What do these people have in common: a physicist with an interest in anatomy, a pair of libertarian metrophiles, a building architect who inspired a software movement, and a sculptor and writer whose critical model centres around Star Wars?

Pursuing a topic as a layman has its own pleasures. One, fairly widely commented on, is the pleasure of wandering at whim, without a set course or destination. Another, perhaps less noted, or perhaps part of all study, is that you can discover great thinkers by accident, just because everyone you read seems to be talking about them. It is like walking through a dense forest and suddenly realising the rises you have been skirting around are actually the foothills of some great mountain, obscured by the foilage.

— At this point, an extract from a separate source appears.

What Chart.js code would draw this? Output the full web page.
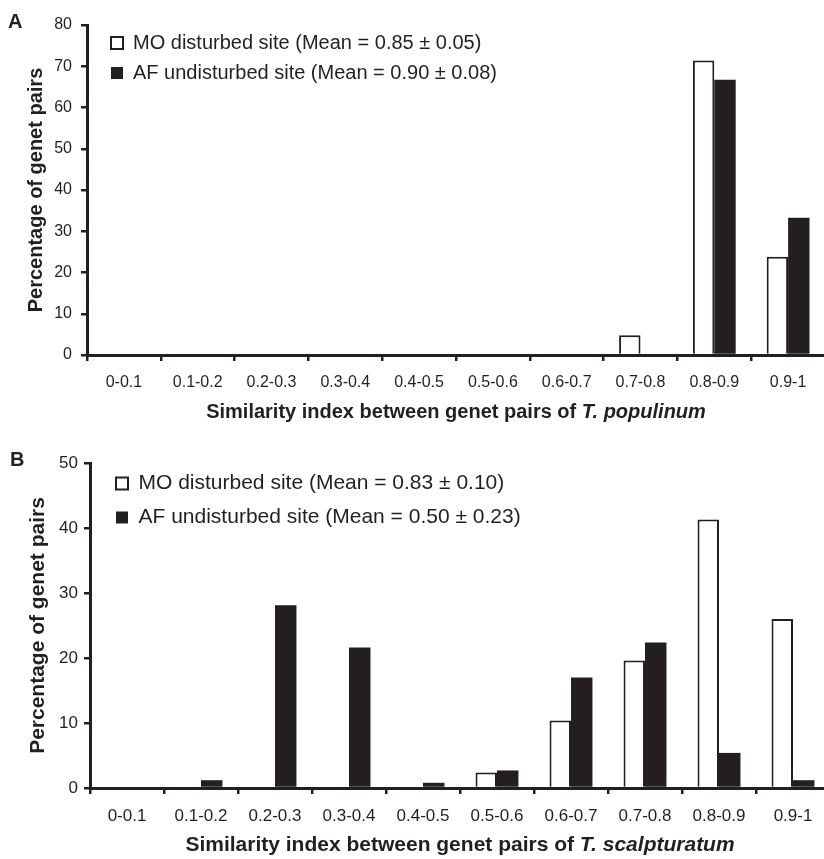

I found such a thinker recently, the American writer and urbanist Jane Jacobs. A post by Cam on the physicist above, Geoffrey West, who also modelled metropolitan growth, let the pieces fall into place. (It’s also a great NYT article. This seems to be the key city paper.)

Chris Alexander – the architect – has been an interest for a while, and though he doesn’t reference Jacobs in A Pattern Language, their names now get mentioned together in the same breath. They form part of a humane, localist school of design, which celebrates the dynamism of the city. She was explicitly referenced in Virginia Postrel’s The Future And Its Enemies, which I read some years ago now, without getting that particular hint. The chirpy economic libertarian thread then takes us to Market Urbanism, and the design thread takes us to the wonderful (and anti-corporate) Star Wars Modern.

If you haven’t so far had the pleasure, this Reason interview gives a decent introduction, and the wiki article isn’t bad either.

Interviewer: What should a city be like?
Jane Jacobs: It should be like itself. Every city has differences, from its history, from its site, and so on. These are important. One of the most dismal things is when you go to a city and it’s like 12 others you’ve seen. That’s not interesting, and it’s not really truthful.

I haven’t read any of her books yet. Time to go climb the mountain.